__Input for this task__
——

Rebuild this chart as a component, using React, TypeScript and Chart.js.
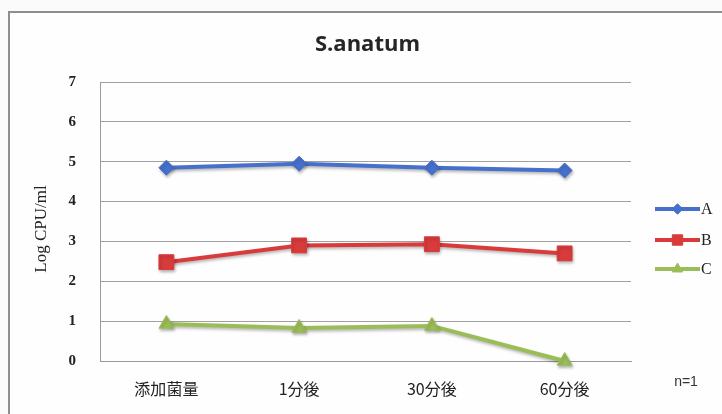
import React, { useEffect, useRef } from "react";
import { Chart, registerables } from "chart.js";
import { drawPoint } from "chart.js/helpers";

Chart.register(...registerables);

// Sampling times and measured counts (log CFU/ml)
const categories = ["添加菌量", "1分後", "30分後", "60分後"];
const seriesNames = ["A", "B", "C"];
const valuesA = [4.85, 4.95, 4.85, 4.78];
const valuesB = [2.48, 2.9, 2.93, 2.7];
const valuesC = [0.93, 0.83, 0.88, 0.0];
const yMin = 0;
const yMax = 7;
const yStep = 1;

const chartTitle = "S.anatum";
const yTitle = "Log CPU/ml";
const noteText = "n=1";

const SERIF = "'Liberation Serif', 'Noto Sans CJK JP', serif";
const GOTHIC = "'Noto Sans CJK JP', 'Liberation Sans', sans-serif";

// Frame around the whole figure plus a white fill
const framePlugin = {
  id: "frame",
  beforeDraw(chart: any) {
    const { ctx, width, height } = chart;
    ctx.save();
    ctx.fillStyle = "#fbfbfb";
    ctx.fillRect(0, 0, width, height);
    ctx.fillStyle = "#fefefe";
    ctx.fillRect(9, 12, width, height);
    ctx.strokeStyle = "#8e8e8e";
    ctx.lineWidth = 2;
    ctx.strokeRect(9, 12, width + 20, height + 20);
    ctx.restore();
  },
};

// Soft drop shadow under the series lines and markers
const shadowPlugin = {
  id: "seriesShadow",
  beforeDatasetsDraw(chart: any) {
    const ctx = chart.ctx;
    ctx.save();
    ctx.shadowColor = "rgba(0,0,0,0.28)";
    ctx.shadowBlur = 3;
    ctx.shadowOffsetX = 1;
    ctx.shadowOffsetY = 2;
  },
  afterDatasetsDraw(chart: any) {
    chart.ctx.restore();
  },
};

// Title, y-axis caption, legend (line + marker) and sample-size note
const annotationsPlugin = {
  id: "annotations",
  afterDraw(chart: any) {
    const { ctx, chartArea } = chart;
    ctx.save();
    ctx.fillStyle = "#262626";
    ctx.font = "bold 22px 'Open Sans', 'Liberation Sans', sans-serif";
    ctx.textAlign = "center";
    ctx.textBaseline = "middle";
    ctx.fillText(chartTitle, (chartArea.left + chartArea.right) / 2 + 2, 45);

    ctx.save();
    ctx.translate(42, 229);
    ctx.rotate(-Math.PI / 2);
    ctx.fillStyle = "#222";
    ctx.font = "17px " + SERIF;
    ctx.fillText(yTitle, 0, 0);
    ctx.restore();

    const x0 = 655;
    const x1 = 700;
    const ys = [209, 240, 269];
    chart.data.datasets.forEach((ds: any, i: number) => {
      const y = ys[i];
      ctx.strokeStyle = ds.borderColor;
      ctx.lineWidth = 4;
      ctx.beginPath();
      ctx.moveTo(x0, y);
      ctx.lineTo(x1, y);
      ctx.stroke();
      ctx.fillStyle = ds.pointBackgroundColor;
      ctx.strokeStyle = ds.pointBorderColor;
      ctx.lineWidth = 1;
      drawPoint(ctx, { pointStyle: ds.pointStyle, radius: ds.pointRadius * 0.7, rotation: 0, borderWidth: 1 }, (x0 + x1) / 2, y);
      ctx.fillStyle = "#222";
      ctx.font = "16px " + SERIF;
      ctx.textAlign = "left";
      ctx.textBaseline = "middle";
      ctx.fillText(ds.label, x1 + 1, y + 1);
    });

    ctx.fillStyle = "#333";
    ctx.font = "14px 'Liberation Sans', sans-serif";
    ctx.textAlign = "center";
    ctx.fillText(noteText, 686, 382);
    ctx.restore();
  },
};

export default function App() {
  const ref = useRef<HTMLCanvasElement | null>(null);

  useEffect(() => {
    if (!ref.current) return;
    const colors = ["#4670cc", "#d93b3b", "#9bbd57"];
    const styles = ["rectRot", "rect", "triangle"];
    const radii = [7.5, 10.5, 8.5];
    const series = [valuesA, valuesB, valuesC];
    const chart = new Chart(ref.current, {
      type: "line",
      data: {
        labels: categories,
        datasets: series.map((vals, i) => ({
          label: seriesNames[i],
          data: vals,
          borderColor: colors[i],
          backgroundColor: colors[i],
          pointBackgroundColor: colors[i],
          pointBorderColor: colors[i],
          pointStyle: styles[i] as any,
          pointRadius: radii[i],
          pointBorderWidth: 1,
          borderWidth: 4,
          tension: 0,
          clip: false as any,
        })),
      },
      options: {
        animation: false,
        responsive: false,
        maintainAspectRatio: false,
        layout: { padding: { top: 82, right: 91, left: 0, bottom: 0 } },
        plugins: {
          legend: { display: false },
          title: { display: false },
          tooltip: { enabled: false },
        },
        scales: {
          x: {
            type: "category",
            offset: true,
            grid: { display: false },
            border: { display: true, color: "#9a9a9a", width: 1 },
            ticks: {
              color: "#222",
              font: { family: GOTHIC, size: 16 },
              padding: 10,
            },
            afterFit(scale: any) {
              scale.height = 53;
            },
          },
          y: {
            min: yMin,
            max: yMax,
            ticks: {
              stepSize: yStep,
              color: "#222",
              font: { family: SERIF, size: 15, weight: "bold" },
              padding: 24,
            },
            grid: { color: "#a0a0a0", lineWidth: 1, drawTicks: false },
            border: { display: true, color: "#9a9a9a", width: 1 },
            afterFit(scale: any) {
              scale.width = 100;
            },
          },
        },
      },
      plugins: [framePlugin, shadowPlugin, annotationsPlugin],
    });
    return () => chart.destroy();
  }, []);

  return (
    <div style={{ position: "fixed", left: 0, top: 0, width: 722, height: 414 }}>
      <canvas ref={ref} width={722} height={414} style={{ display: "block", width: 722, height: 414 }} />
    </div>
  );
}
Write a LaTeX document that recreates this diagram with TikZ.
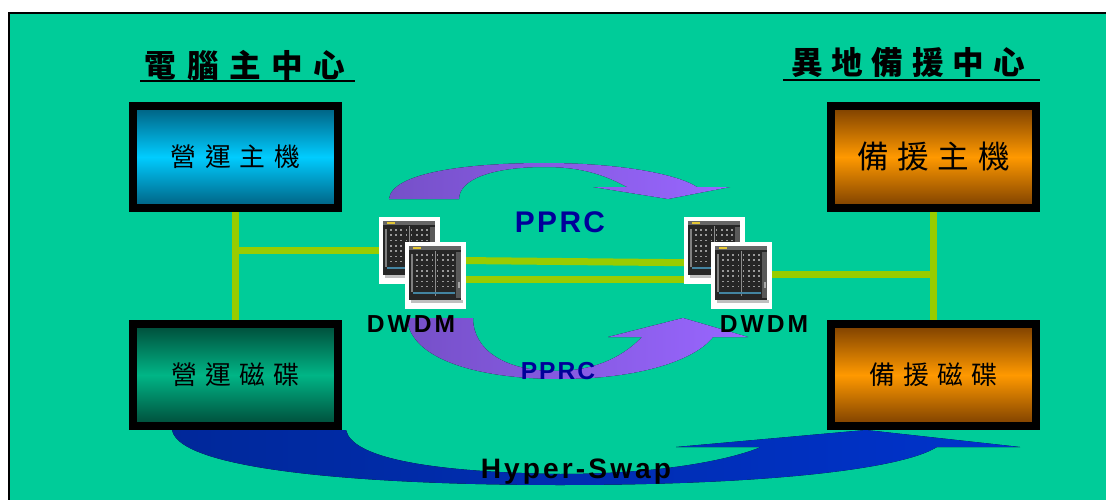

——

__Exercise goal__
Reproduce the whole listing above word for word, but not its pictures.

__Solution for this problem__
Rebuild this chart as a component, using React, TypeScript and Chart.js.
import React, { useEffect, useRef } from "react";
import { Chart, registerables } from "chart.js";
import { drawPoint } from "chart.js/helpers";

Chart.register(...registerables);

// Sampling times and measured counts (log CFU/ml)
const categories = ["添加菌量", "1分後", "30分後", "60分後"];
const seriesNames = ["A", "B", "C"];
const valuesA = [4.85, 4.95, 4.85, 4.78];
const valuesB = [2.48, 2.9, 2.93, 2.7];
const valuesC = [0.93, 0.83, 0.88, 0.0];
const yMin = 0;
const yMax = 7;
const yStep = 1;

const chartTitle = "S.anatum";
const yTitle = "Log CPU/ml";
const noteText = "n=1";

const SERIF = "'Liberation Serif', 'Noto Sans CJK JP', serif";
const GOTHIC = "'Noto Sans CJK JP', 'Liberation Sans', sans-serif";

// Frame around the whole figure plus a white fill
const framePlugin = {
  id: "frame",
  beforeDraw(chart: any) {
    const { ctx, width, height } = chart;
    ctx.save();
    ctx.fillStyle = "#fbfbfb";
    ctx.fillRect(0, 0, width, height);
    ctx.fillStyle = "#fefefe";
    ctx.fillRect(9, 12, width, height);
    ctx.strokeStyle = "#8e8e8e";
    ctx.lineWidth = 2;
    ctx.strokeRect(9, 12, width + 20, height + 20);
    ctx.restore();
  },
};

// Soft drop shadow under the series lines and markers
const shadowPlugin = {
  id: "seriesShadow",
  beforeDatasetsDraw(chart: any) {
    const ctx = chart.ctx;
    ctx.save();
    ctx.shadowColor = "rgba(0,0,0,0.28)";
    ctx.shadowBlur = 3;
    ctx.shadowOffsetX = 1;
    ctx.shadowOffsetY = 2;
  },
  afterDatasetsDraw(chart: any) {
    chart.ctx.restore();
  },
};

// Title, y-axis caption, legend (line + marker) and sample-size note
const annotationsPlugin = {
  id: "annotations",
  afterDraw(chart: any) {
    const { ctx, chartArea } = chart;
    ctx.save();
    ctx.fillStyle = "#262626";
    ctx.font = "bold 22px 'Open Sans', 'Liberation Sans', sans-serif";
    ctx.textAlign = "center";
    ctx.textBaseline = "middle";
    ctx.fillText(chartTitle, (chartArea.left + chartArea.right) / 2 + 2, 45);

    ctx.save();
    ctx.translate(42, 229);
    ctx.rotate(-Math.PI / 2);
    ctx.fillStyle = "#222";
    ctx.font = "17px " + SERIF;
    ctx.fillText(yTitle, 0, 0);
    ctx.restore();

    const x0 = 655;
    const x1 = 700;
    const ys = [209, 240, 269];
    chart.data.datasets.forEach((ds: any, i: number) => {
      const y = ys[i];
      ctx.strokeStyle = ds.borderColor;
      ctx.lineWidth = 4;
      ctx.beginPath();
      ctx.moveTo(x0, y);
      ctx.lineTo(x1, y);
      ctx.stroke();
      ctx.fillStyle = ds.pointBackgroundColor;
      ctx.strokeStyle = ds.pointBorderColor;
      ctx.lineWidth = 1;
      drawPoint(ctx, { pointStyle: ds.pointStyle, radius: ds.pointRadius * 0.7, rotation: 0, borderWidth: 1 }, (x0 + x1) / 2, y);
      ctx.fillStyle = "#222";
      ctx.font = "16px " + SERIF;
      ctx.textAlign = "left";
      ctx.textBaseline = "middle";
      ctx.fillText(ds.label, x1 + 1, y + 1);
    });

    ctx.fillStyle = "#333";
    ctx.font = "14px 'Liberation Sans', sans-serif";
    ctx.textAlign = "center";
    ctx.fillText(noteText, 686, 382);
    ctx.restore();
  },
};

export default function App() {
  const ref = useRef<HTMLCanvasElement | null>(null);

  useEffect(() => {
    if (!ref.current) return;
    const colors = ["#4670cc", "#d93b3b", "#9bbd57"];
    const styles = ["rectRot", "rect", "triangle"];
    const radii = [7.5, 10.5, 8.5];
    const series = [valuesA, valuesB, valuesC];
    const chart = new Chart(ref.current, {
      type: "line",
      data: {
        labels: categories,
        datasets: series.map((vals, i) => ({
          label: seriesNames[i],
          data: vals,
          borderColor: colors[i],
          backgroundColor: colors[i],
          pointBackgroundColor: colors[i],
          pointBorderColor: colors[i],
          pointStyle: styles[i] as any,
          pointRadius: radii[i],
          pointBorderWidth: 1,
          borderWidth: 4,
          tension: 0,
          clip: false as any,
        })),
      },
      options: {
        animation: false,
        responsive: false,
        maintainAspectRatio: false,
        layout: { padding: { top: 82, right: 91, left: 0, bottom: 0 } },
        plugins: {
          legend: { display: false },
          title: { display: false },
          tooltip: { enabled: false },
        },
        scales: {
          x: {
            type: "category",
            offset: true,
            grid: { display: false },
            border: { display: true, color: "#9a9a9a", width: 1 },
            ticks: {
              color: "#222",
              font: { family: GOTHIC, size: 16 },
              padding: 10,
            },
            afterFit(scale: any) {
              scale.height = 53;
            },
          },
          y: {
            min: yMin,
            max: yMax,
            ticks: {
              stepSize: yStep,
              color: "#222",
              font: { family: SERIF, size: 15, weight: "bold" },
              padding: 24,
            },
            grid: { color: "#a0a0a0", lineWidth: 1, drawTicks: false },
            border: { display: true, color: "#9a9a9a", width: 1 },
            afterFit(scale: any) {
              scale.width = 100;
            },
          },
        },
      },
      plugins: [framePlugin, shadowPlugin, annotationsPlugin],
    });
    return () => chart.destroy();
  }, []);

  return (
    <div style={{ position: "fixed", left: 0, top: 0, width: 722, height: 414 }}>
      <canvas ref={ref} width={722} height={414} style={{ display: "block", width: 722, height: 414 }} />
    </div>
  );
}
Write a LaTeX document that recreates this diagram with TikZ.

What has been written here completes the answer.